The result is that a policy prescription widely billed as a panacea is acting as a narcotic. It’s giving politicians and the public the warm feeling that they’re fighting climate change even as the problem continues to grow.
In recent years, the EU has somewhat amended the system to make it stronger. It has expanded its reach over a greater number of entities that require to purchase permits and have included airline routes within the EU under the system. Yet, the prices remain too low for industry to act effectively on it. In 2017, emissions from the entities covered in the system rose due to a stronger than expected industrial output.
Despite its shortcomings, carbon pricing has accustomed powerful imagined entities to the idea that they will have to integrate decarbonization in their decisions. It has prodded actors to initiate efforts to build new technologies and business models that can economically cut emissions to a meaningful extent. In its present form, the system seems to be failing at its task and the time for course correction is running out quickly. Deep cuts in emissions is crucial to reduce the impact of global warming. As countries continue to post record economic growth on the back of burning coal and cheap fossil fuels, thousands of miles apart, ice is silently turning into water.
A strong political will, effective policy, robust carbon pricing, reduced protectionism and deep investments in technology for renewables along with carbon capture is imperative. There is strong evidence that cleantech innovation creates more knowledge ‘spillovers’ than dirty technologies. A policy intervention that encourages cleantech while discouraging dirty tech has the potential to increase overall rate of innovation.

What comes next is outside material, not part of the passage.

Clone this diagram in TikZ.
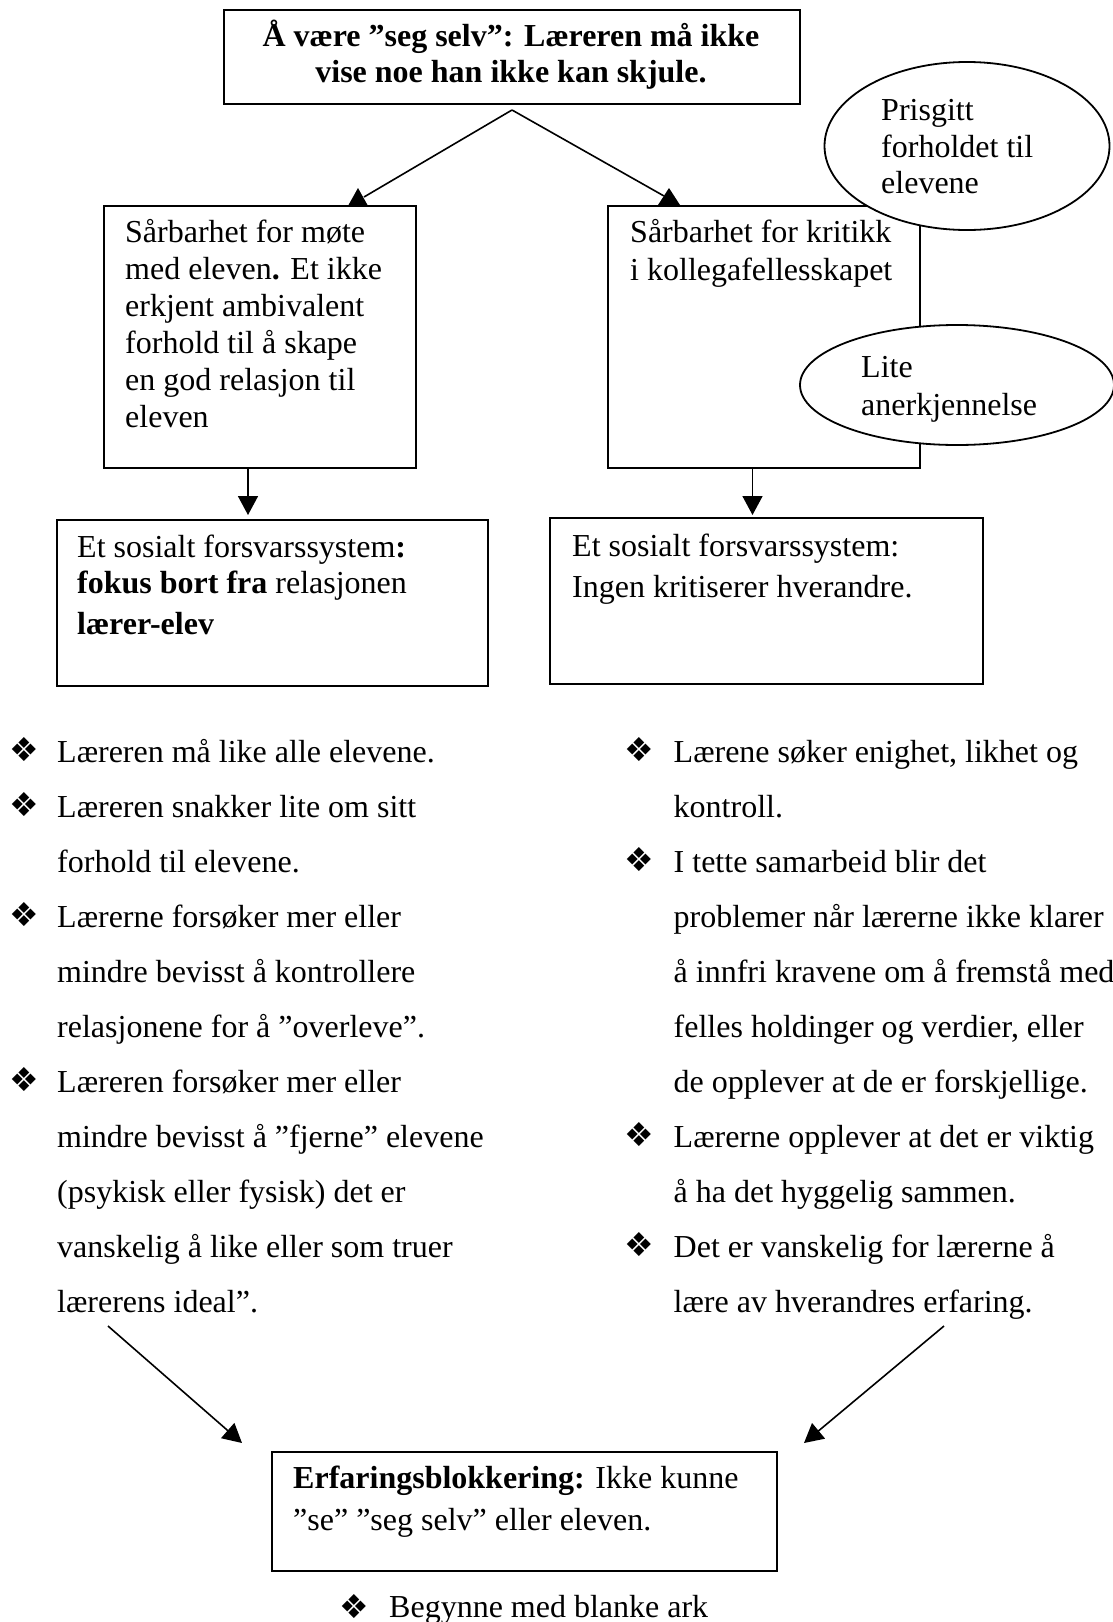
\documentclass[tikz,border=0pt]{standalone}
\usepackage{fontspec}
\setmainfont{Liberation Serif}
\newfontfamily\dingfont{DejaVu Sans}
\usetikzlibrary{arrows.meta,shapes.geometric}
\tikzset{
  frame/.style={draw, line width=1.8pt, fill=white, inner sep=0pt, outer sep=0pt, anchor=north west},
  oval/.style={ellipse, draw, line width=1.8pt, fill=white, inner sep=0pt, outer sep=0pt},
  conn/.style={line width=1.6pt},
  arr/.style={line width=1.6pt, -{Triangle[length=19pt,width=20pt]}},
  txt/.style={anchor=base west, inner sep=0pt, font=\fontsize{32}{38}\selectfont},
  ctxt/.style={anchor=base, inner sep=0pt, font=\bfseries\fontsize{32}{38}\selectfont},
  bul/.style={anchor=center, inner sep=0pt, font=\dingfont\fontsize{33}{36}\selectfont},
  head/.style={fill=black}
}
\begin{document}
\begin{tikzpicture}[x=1pt,y=-1pt]
\fill[white] (0,0) rectangle (1112,1622);
\useasboundingbox (0,0) rectangle (1112,1622);

% top box
\node[frame, minimum width=576pt, minimum height=94pt] (top) at (224,10) {};
\node[ctxt] (t1) at (511,46) {Å være ”seg selv”: Læreren må ikke};
\node[ctxt] (t2) at (511,82) {vise noe han ikke kan skjule.};

% upper boxes
\node[frame, minimum width=312pt, minimum height=262pt] (lbox) at (104,206) {};
\node[frame, minimum width=312pt, minimum height=262pt] (rbox) at (608,206) {};

\foreach \t [count=\i from 0] in {{Sårbarhet for møte},{med eleven\textbf{.} Et ikke},{erkjent ambivalent},{forhold til å skape},{en god relasjon til},{eleven}}
  \node[txt] (lb\i) at (125,{242+37*\i}) {\t};
\node[txt] (rb0) at (630,242) {Sårbarhet for kritikk};
\node[txt] (rb1) at (630,280) {i kollegafellesskapet};

% ovals
\node[oval, minimum width=285pt, minimum height=168pt] (e1) at (967,146) {};
\node[txt] (e1a) at (881,120) {Prisgitt};
\node[txt] (e1b) at (881,157) {forholdet til};
\node[txt] (e1c) at (881,193) {elevene};
\node[oval, minimum width=314pt, minimum height=120pt] (e2) at (957,385) {};
\node[txt] (e2a) at (861,377) {Lite};
\node[txt] (e2b) at (861,415) {anerkjennelse};

% connectors from top box
\coordinate (apex) at (512,110);
\coordinate (lae) at (364,197);
\coordinate (rae) at (664,196);
\coordinate (la) at (358,205);
\coordinate (ra) at (669,205);
\draw[conn] (apex) -- (lae);
\draw[conn] (apex) -- (rae);
\fill[head] (la) ++(-9.5,0) -- ++(9.5,-17) -- ++(9.5,17) -- cycle;
\fill[head] (ra) ++(-11,0) -- ++(11,-17) -- ++(11,17) -- cycle;

% lower boxes
\node[frame, minimum width=431pt, minimum height=166pt] (lsoc) at (57,520) {};
\node[frame, minimum width=433pt, minimum height=166pt] (rsoc) at (550,518) {};
\node[txt] (ls0) at (77,557) {Et sosialt forsvarssystem\textbf{:}};
\node[txt] (ls1) at (77,593) {\textbf{fokus bort fra} relasjonen};
\node[txt] (ls2) at (77,634) {\textbf{lærer-elev}};
\node[txt] (rs0) at (572,556) {Et sosialt forsvarssystem:};
\node[txt] (rs1) at (572,597) {Ingen kritiserer hverandre.};

\coordinate (c1) at (248,0);
\coordinate (c2) at (752.5,0);
\draw[arr, shorten >=5pt] (lbox.south -| c1) -- (lsoc.north -| c1);
\draw[arr, shorten >=3pt] (rbox.south -| c2) -- (rsoc.north -| c2);

% left bullet list
\foreach \t [count=\i from 0] in {{Læreren må like alle elevene.},{Læreren snakker lite om sitt},{forhold til elevene.},{Lærerne forsøker mer eller},{mindre bevisst å kontrollere},{relasjonene for å ”overleve”.},{Læreren forsøker mer eller},{mindre bevisst å ”fjerne” elevene},{(psykisk eller fysisk) det er},{vanskelig å like eller som truer},{lærerens ideal”.}}
  \node[txt] (lt\i) at (57,{762+55*\i}) {\t};
\foreach \k in {0,1,3,6}
  \node[bul] (lbul\k) at (24,{750+55*\k}) {❖};

% right bullet list
\foreach \t [count=\i from 0] in {{Lærene søker enighet, likhet og},{kontroll.},{I tette samarbeid blir det},{problemer når lærerne ikke klarer},{å innfri kravene om å fremstå med},{felles holdinger og verdier, eller},{de opplever at de er forskjellige.},{Lærerne opplever at det er viktig},{å ha det hyggelig sammen.},{Det er vanskelig for lærerne å},{lære av hverandres erfaring.}}
  \node[txt] (rt\i) at (673.5,{762+55*\i}) {\t};
\foreach \k in {0,2,7,9}
  \node[bul] (rbul\k) at (639,{750+55*\k}) {❖};

% diagonal arrows
\coordinate (d1a) at (108,1326);
\coordinate (d1b) at (242,1443);
\coordinate (d2a) at (944,1326);
\coordinate (d2b) at (804,1443);
\draw[arr] (d1a) -- (d1b);
\draw[arr] (d2a) -- (d2b);

% bottom box
\node[frame, minimum width=505pt, minimum height=119pt] (bot) at (272,1452) {};
\node[txt] (b0) at (293,1488) {\textbf{Erfaringsblokkering:} Ikke kunne};
\node[txt] (b1) at (293,1530) {”se” ”seg selv” eller eleven.};

\node[bul] (bbul) at (354,1607) {❖};
\node[txt] (bl) at (389,1617) {Begynne med blanke ark};
\end{tikzpicture}
\end{document}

As long-term growth is entirely driven by innovation and technological progress, it follows that such policies would also boost economic growth.
The innovative activity caused by the effect of EU ETS is estimated to have resulted in more cleantech patents than would have otherwise emerged. Moreover, the positive impact on innovation decreases with the number of permits obtained for free. As a proxy for research and innovation, patent data potentially understates the true scale of the activity.
Micro-data at the company and plant levels is becoming more available. These data sets will prove an important stimulus for researching the impact of the EU ETS in the years to come. There will also be an emphasis on understanding the channels and mechanisms through which companies respond to the policy. The academic literature remains in its infancy for addressing cost-effectiveness credibly but, with time, such analysis should become possible.
We have successfully dealt with large environmental issues in the past but, this requires a collective effort from individual, political, technological and economical wings at a global scale. Once we accept the pressing need for action, only then can we pressure for a more robust EU ETS.